What’s going on here?
New Zealand’s 2025 budget is all about fiscal restraint, aiming to tackle declining tax revenues and slow economic growth with spending cuts and a slight hike in bond issuance.
What does this mean?
With weaker growth forecasted among its trading partners, New Zealand’s 2025 budget stresses resilience. Announced by the finance minister on May 22, the budget reduces the operating allowance from NZ$2.4 billion to NZ$1.3 billion, tightening the reins on spending. Despite half-year forecasts hinting at a fiscal surplus delay until 2029, the government aims for 2028. Challenges remain, though, especially around funding new defense initiatives and whether these necessitate extra borrowing. The Treasury predicts slower economic growth in the coming years, so strategic financial management and cuts are crucial for maintaining fiscal stability.
Why should I care?
For markets: Adapting to economic shifts.
Financial markets should prepare for potential volatility as New Zealand navigates reduced revenue forecasts.
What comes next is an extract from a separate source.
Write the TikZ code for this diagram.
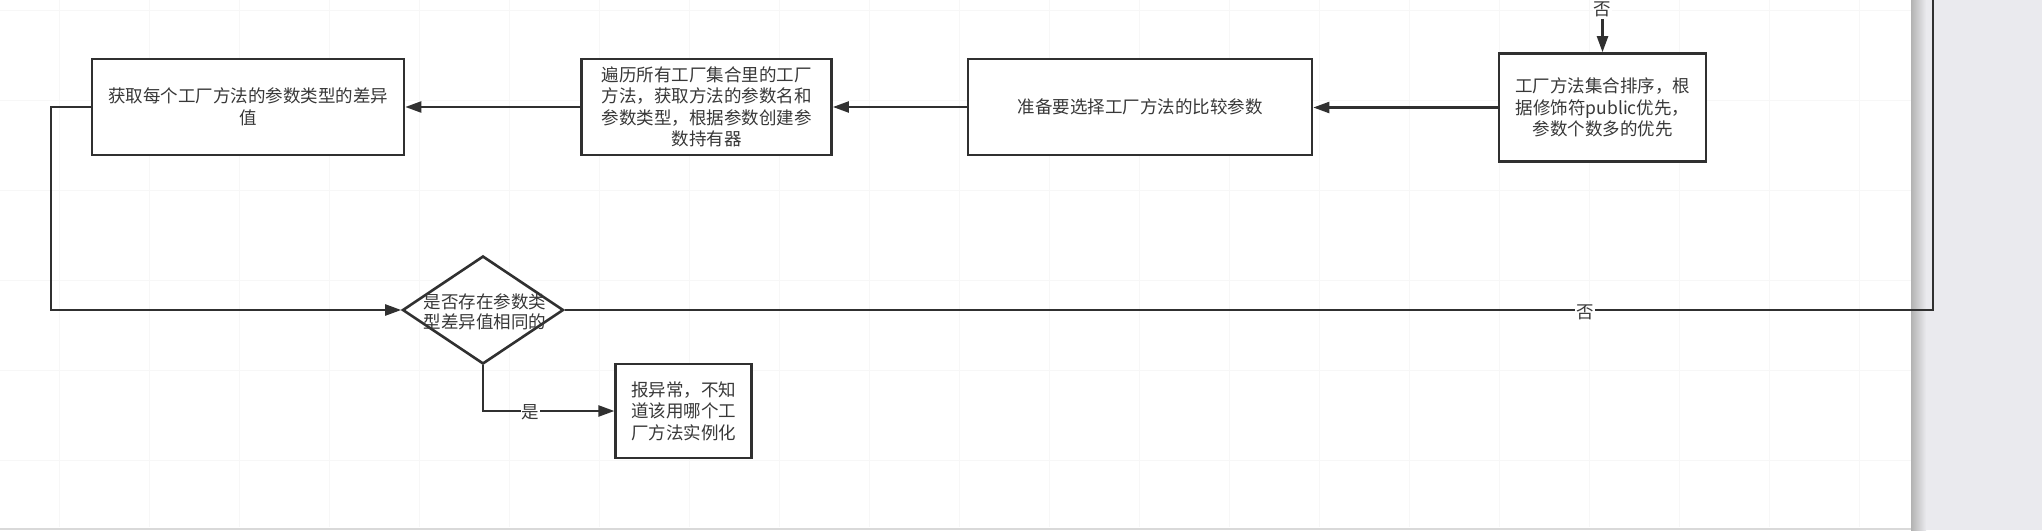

The government’s cautious approach might stabilize debt levels in the short term, but any unexpected borrowing may catch investors’ attention. This fiscal prudence could dampen enthusiasm for sectors relying on government contracts but reassure bondholders wary of public debt growth.
The bigger picture: Navigating global economic headwinds.
This budget is part of a global trend of fiscal tightening as economies face slower growth and geopolitical tensions. New Zealand’s strategic retrenchment might offer insights into how other nations balance fiscal prudence with economic stimulation needs. As global investment competition heats up, New Zealand’s decisions could influence international investors’ confidence and views on economic resilience.